Sarah Wasserman (swasserman@sir-inc.com) On Tuesday, Barnes & Noble, Inc. (BKS) unveiled the new version of its Nook e-reader. The new device sports a color, 7-inch touch screen and Internet capabilities, and will be available on Nov. 19 for $249. The new and improved Nook is BKS' latest effort to set itself apart from Amazon.com, Inc.'s (AMZN) best-selling Kindle.
Technically speaking, BKS has been struggling lately, with the shares range-bound in the $15 to $17 region since August. During this time, BKS' 32-week trendline, which is located just above $17, has reinforced the upper rail of this range. Meanwhile, for the past few weeks, BKS has been testing support at $15, and is now hovering just below this level, around $14.95.
Option players have adopted a bearish attitude toward the struggling stock, as evidenced by BKS' Schaeffer's put/call open interest ratio (SOIR) of 0.92, which ranks in the 77th annual percentile. In other words, near-term traders have been more skeptical of the shares just 23% of the time during the past 12 months.

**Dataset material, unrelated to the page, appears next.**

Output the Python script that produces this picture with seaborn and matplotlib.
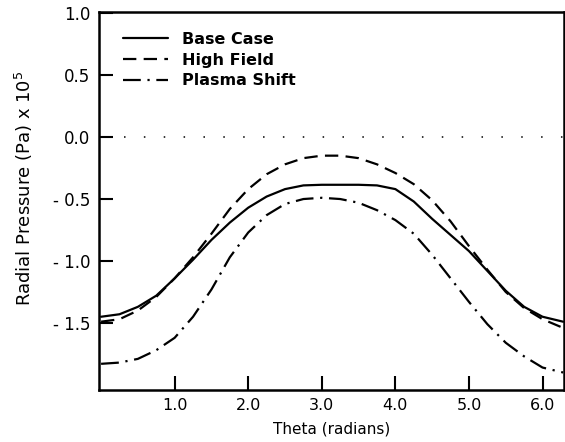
import matplotlib
matplotlib.use("Agg")
import matplotlib.pyplot as plt
import seaborn as sns
import numpy as np
import pandas as pd

# values
theta = [0, 0.25, 0.5, 0.75, 1.0, 1.25, 1.5, 1.75, 2.0, 2.25, 2.5, 2.75, 3.0,
         3.25, 3.5, 3.75, 4.0, 4.25, 4.5, 4.75, 5.0, 5.25, 5.5, 5.75, 6.0, 6.28]
base_case = [-1.45, -1.43, -1.37, -1.28, -1.14, -0.99, -0.83, -0.69, -0.57, -0.48,
             -0.42, -0.39, -0.385, -0.385, -0.385, -0.39, -0.42, -0.52, -0.66, -0.79,
             -0.92, -1.08, -1.24, -1.37, -1.45, -1.49]
high_field = [-1.49, -1.47, -1.40, -1.29, -1.14, -0.97, -0.78, -0.58, -0.42, -0.30,
              -0.22, -0.17, -0.15, -0.15, -0.17, -0.22, -0.29, -0.38, -0.51, -0.68,
              -0.88, -1.07, -1.25, -1.38, -1.47, -1.54]
plasma_shift = [-1.83, -1.82, -1.79, -1.72, -1.62, -1.45, -1.23, -0.97, -0.77, -0.63,
                -0.54, -0.50, -0.49, -0.50, -0.53, -0.59, -0.67, -0.78, -0.95, -1.14,
                -1.33, -1.51, -1.66, -1.77, -1.86, -1.90]
labels = ["Base Case", "High Field", "Plasma Shift"]
xticks = [1.0, 2.0, 3.0, 4.0, 5.0, 6.0]
yticks = [1.0, 0.5, 0.0, -0.5, -1.0, -1.5]

df = pd.concat([
    pd.DataFrame({"theta": theta, "p": vals, "case": lab})
    for lab, vals in zip(labels, [base_case, high_field, plasma_shift])
])

sns.set_style("ticks")
plt.rcParams["font.family"] = ["DejaVu Sans"]
for k in ["text.color", "axes.labelcolor", "xtick.color", "ytick.color", "axes.edgecolor"]:
    plt.rcParams[k] = "black"

fig = plt.figure(figsize=(5.65, 4.42), dpi=100)
ax = fig.add_axes([0.175, 0.118, 0.823, 0.855])

sns.lineplot(data=df, x="theta", y="p", style="case", color="black",
             dashes={"Base Case": "", "High Field": (6, 3.3), "Plasma Shift": (8, 3, 1, 3)},
             linewidth=1.6, ax=ax)

# dotted zero line
ax.axhline(0, xmin=0.055, xmax=1, color="black", lw=1.1, linestyle=(0, (1, 12)))

ax.set_xlim(-0.03, 6.29)
ax.set_ylim(-2.04, 1.01)
ax.set_xticks(xticks)
ax.set_xticklabels([f"{t:.1f}" for t in xticks])
ax.set_yticks(yticks)
ax.set_yticklabels([f"{t:.1f}".replace("-", "- ") for t in yticks])
ax.tick_params(direction="in", length=10, width=1.5, pad=6)
ax.tick_params(axis="x", labelsize=11.5)
ax.tick_params(axis="y", labelsize=12)
for s in ax.spines.values():
    s.set_linewidth(1.8)

ax.set_xlabel("Theta (radians)", fontsize=11, labelpad=6)
ax.set_ylabel("Radial Pressure (Pa) x 10$^5$", fontsize=13)
ax.yaxis.set_label_coords(-0.137, 0.534)

leg = ax.legend(loc="upper left", bbox_to_anchor=(0.052, 0.947), frameon=False,
                borderaxespad=0, borderpad=0,
                handlelength=2.8, handletextpad=0.87, labelspacing=0.35,
                prop={"size": 11.5, "weight": "bold"})

fig.savefig("out.png", dpi=100)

Turning to BKS' November open interest configuration, we find that peak put open interest resides at the in-the-money 17 strike. Meanwhile, the 17 strike also houses peak call open interest, with another substantial accumulation of calls at the 16 strike. Given BKS' lackluster technical performance of late, both 16- and 17-strike calls are out of the money. As November expiration draws closer, an unwinding of these out-of-the-money calls could pressure the book stock even lower.